MEMO: Memory-Guided Diffusion for Expressive Talking Video Generation
Longtao Zheng, Yifan Zhang, Hanzhong Guo, Jiachun Pan, Zhenxiong Tan, Jiahao Lu, Chuanxin Tang, Bo An, Shuicheng Yan
2024-12-06

Summary
This paper talks about MEMO, a new method for creating realistic talking videos that synchronize lip movements and facial expressions with audio input, making the generated videos look natural and consistent.
What's the problem?
Creating talking videos that match audio perfectly is challenging. Existing methods struggle with keeping the lip movements in sync with the audio, maintaining a consistent identity of the person throughout the video, and producing natural facial expressions that align with the emotions in the audio.
What's the solution?
The authors developed MEMO, which uses two main components to solve these problems: a memory-guided temporal module that helps keep track of previous frames to ensure smooth motion and identity consistency, and an emotion-aware audio module that improves how audio and video interact.
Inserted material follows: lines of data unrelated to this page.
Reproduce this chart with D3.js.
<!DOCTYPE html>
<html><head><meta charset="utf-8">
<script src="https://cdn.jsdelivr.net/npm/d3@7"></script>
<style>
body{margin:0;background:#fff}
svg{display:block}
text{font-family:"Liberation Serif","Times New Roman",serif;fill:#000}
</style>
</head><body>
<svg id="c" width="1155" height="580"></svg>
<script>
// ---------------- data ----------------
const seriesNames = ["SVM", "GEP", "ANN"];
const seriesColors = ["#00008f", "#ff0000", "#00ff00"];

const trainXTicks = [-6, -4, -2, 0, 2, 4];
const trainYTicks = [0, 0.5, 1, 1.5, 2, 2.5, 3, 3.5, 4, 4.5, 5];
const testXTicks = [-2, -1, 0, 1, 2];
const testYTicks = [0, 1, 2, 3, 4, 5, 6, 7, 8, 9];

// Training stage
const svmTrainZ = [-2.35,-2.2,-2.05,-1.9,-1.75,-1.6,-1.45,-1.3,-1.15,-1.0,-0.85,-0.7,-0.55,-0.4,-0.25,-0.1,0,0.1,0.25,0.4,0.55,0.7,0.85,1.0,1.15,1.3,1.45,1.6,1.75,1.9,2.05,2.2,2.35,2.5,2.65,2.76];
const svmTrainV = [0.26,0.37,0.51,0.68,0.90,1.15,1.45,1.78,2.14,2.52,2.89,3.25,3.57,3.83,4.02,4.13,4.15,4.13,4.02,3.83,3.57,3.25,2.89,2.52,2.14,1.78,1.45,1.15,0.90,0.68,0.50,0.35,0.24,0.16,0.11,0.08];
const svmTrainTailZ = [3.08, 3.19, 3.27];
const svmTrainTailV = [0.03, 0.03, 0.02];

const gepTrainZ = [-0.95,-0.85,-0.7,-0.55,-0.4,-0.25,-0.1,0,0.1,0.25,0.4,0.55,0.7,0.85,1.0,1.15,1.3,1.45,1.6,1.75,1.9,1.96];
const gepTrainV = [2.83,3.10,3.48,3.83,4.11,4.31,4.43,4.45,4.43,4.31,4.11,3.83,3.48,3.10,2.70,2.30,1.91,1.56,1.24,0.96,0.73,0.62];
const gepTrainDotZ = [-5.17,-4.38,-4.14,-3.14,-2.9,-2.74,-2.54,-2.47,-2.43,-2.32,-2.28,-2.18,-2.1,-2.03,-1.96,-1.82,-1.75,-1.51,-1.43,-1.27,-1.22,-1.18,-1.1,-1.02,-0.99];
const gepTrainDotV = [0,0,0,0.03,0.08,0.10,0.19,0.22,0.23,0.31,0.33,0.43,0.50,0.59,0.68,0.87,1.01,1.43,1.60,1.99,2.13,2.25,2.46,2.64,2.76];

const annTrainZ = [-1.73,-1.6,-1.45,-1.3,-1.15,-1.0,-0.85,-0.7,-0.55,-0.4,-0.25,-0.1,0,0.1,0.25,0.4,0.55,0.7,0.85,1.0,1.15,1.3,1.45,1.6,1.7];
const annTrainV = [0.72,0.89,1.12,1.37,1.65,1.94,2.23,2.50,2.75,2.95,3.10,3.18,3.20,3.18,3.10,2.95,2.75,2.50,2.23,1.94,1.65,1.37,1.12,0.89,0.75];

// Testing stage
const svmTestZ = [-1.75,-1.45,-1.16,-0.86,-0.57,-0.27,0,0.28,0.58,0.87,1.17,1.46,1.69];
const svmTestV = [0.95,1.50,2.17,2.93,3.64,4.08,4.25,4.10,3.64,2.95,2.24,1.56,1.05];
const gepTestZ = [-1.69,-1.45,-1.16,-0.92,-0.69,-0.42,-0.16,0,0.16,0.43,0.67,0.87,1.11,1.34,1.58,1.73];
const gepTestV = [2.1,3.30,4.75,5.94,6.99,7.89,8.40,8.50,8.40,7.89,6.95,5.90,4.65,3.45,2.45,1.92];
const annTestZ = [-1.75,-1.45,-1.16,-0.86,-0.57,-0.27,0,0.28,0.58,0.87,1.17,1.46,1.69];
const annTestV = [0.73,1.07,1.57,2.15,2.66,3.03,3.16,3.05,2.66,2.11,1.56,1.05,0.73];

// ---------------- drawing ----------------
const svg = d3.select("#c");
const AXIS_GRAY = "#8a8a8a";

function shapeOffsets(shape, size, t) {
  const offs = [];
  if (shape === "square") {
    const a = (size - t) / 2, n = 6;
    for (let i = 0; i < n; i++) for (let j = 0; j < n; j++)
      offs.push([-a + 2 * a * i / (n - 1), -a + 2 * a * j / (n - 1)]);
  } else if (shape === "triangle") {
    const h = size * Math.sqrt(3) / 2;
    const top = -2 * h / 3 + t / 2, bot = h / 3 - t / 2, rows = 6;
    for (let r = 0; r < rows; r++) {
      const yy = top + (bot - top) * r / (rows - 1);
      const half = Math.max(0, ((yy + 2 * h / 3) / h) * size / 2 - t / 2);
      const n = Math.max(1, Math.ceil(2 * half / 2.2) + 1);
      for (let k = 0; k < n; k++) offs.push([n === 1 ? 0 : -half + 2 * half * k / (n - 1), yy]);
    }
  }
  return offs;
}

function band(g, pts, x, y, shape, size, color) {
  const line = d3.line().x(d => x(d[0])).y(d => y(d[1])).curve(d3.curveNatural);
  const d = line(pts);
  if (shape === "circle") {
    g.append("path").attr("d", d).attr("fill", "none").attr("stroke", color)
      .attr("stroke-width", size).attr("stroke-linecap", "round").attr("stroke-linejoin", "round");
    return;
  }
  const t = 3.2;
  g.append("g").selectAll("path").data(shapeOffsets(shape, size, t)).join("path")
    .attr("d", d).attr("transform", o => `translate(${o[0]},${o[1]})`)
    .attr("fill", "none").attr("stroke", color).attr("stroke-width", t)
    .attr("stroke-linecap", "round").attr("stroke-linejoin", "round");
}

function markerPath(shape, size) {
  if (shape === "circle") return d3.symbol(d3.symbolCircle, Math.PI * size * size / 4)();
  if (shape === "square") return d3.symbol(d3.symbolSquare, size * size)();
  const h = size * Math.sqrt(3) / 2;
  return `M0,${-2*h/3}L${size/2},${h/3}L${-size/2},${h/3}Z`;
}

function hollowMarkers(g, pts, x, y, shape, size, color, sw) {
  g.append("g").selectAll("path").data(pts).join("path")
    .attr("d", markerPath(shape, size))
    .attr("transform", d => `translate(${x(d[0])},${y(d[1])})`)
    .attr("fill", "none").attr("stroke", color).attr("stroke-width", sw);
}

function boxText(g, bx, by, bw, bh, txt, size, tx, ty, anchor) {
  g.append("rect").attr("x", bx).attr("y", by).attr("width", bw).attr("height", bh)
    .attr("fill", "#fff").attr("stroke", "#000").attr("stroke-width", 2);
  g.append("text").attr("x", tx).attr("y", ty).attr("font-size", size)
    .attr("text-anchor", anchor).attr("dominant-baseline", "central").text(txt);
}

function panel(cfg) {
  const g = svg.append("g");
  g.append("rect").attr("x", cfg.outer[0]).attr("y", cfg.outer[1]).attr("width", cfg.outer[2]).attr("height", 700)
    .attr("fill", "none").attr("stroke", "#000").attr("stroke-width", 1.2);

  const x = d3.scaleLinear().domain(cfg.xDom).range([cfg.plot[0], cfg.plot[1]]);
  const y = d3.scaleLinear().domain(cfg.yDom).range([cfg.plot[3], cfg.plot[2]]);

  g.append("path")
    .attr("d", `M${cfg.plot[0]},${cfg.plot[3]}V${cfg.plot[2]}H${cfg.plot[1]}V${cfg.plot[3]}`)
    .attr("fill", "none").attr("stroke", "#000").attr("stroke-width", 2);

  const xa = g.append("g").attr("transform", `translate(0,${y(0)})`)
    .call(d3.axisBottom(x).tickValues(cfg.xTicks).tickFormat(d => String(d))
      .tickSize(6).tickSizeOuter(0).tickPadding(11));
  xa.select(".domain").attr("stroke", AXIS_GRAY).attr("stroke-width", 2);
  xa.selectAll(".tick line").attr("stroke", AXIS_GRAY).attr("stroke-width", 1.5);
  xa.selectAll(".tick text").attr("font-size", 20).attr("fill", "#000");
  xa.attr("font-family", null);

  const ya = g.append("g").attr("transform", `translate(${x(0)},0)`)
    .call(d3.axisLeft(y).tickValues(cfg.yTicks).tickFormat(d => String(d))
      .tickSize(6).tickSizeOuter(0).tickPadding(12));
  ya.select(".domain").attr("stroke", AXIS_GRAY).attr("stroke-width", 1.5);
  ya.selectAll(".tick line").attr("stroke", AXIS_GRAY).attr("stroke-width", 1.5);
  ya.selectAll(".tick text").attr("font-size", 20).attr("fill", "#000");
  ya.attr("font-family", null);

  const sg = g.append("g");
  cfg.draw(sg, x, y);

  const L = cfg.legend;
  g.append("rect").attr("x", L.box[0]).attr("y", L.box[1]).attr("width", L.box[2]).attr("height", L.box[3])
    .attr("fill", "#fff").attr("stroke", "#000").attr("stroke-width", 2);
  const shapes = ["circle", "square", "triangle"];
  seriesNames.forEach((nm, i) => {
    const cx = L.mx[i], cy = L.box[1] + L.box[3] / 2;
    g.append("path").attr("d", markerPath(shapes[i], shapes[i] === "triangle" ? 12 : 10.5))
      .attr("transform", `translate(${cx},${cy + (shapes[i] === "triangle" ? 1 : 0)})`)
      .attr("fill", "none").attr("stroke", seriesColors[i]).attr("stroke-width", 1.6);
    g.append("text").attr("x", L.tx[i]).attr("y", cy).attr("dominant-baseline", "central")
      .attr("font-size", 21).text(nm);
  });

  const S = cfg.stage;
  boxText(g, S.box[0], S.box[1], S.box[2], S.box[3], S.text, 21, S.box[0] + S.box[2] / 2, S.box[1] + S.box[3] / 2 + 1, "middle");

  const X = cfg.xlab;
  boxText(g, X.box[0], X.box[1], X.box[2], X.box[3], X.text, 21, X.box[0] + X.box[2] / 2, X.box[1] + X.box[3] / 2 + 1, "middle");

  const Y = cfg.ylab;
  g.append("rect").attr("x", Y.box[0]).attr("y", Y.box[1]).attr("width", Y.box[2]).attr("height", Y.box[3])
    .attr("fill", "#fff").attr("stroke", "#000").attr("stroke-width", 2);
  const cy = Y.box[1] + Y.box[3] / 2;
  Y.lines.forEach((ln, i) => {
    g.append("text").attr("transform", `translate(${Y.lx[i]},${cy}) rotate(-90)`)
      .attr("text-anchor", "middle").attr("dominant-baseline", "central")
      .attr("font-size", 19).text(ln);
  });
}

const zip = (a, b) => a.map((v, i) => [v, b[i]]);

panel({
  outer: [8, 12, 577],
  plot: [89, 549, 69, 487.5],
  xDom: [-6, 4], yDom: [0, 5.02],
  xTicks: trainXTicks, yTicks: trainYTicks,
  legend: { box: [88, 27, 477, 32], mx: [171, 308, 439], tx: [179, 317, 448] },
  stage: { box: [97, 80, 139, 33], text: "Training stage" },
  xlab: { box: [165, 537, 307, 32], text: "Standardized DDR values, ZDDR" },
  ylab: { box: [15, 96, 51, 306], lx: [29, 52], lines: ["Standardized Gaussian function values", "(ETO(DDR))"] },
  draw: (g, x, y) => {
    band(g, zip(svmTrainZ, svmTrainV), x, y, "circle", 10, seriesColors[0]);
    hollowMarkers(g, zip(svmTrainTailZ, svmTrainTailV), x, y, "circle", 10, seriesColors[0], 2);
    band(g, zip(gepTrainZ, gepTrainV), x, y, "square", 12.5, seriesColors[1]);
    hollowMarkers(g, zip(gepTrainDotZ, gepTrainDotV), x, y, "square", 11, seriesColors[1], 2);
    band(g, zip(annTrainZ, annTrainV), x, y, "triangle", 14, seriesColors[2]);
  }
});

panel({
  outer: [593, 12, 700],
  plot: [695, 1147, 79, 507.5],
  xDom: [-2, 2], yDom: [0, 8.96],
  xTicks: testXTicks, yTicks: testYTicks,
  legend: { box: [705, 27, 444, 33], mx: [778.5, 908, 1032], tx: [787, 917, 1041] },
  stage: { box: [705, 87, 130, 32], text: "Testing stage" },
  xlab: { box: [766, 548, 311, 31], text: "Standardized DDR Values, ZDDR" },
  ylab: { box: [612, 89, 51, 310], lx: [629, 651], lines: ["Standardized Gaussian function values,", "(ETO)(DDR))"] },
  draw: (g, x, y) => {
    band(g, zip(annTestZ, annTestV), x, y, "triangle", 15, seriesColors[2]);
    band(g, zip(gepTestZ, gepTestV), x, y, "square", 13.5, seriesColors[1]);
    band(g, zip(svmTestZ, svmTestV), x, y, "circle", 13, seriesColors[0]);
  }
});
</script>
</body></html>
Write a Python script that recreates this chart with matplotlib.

This module detects emotions from the audio to adjust facial expressions accordingly. Together, these components allow MEMO to generate high-quality talking videos that outperform previous methods.
Why it matters?
This research is important because it enhances the technology used in video generation, making it more effective for applications like animation, virtual reality, and content creation. By improving how videos are generated from images and audio, MEMO can help create more engaging and lifelike digital content.
Abstract
Recent advances in video diffusion models have unlocked new potential for realistic audio-driven talking video generation. However, achieving seamless audio-lip synchronization, maintaining long-term identity consistency, and producing natural, audio-aligned expressions in generated talking videos remain significant challenges. To address these challenges, we propose Memory-guided EMOtion-aware diffusion (MEMO), an end-to-end audio-driven portrait animation approach to generate identity-consistent and expressive talking videos. Our approach is built around two key modules: (1) a memory-guided temporal module, which enhances long-term identity consistency and motion smoothness by developing memory states to store information from a longer past context to guide temporal modeling via linear attention; and (2) an emotion-aware audio module, which replaces traditional cross attention with multi-modal attention to enhance audio-video interaction, while detecting emotions from audio to refine facial expressions via emotion adaptive layer norm. Extensive quantitative and qualitative results demonstrate that MEMO generates more realistic talking videos across diverse image and audio types, outperforming state-of-the-art methods in overall quality, audio-lip synchronization, identity consistency, and expression-emotion alignment.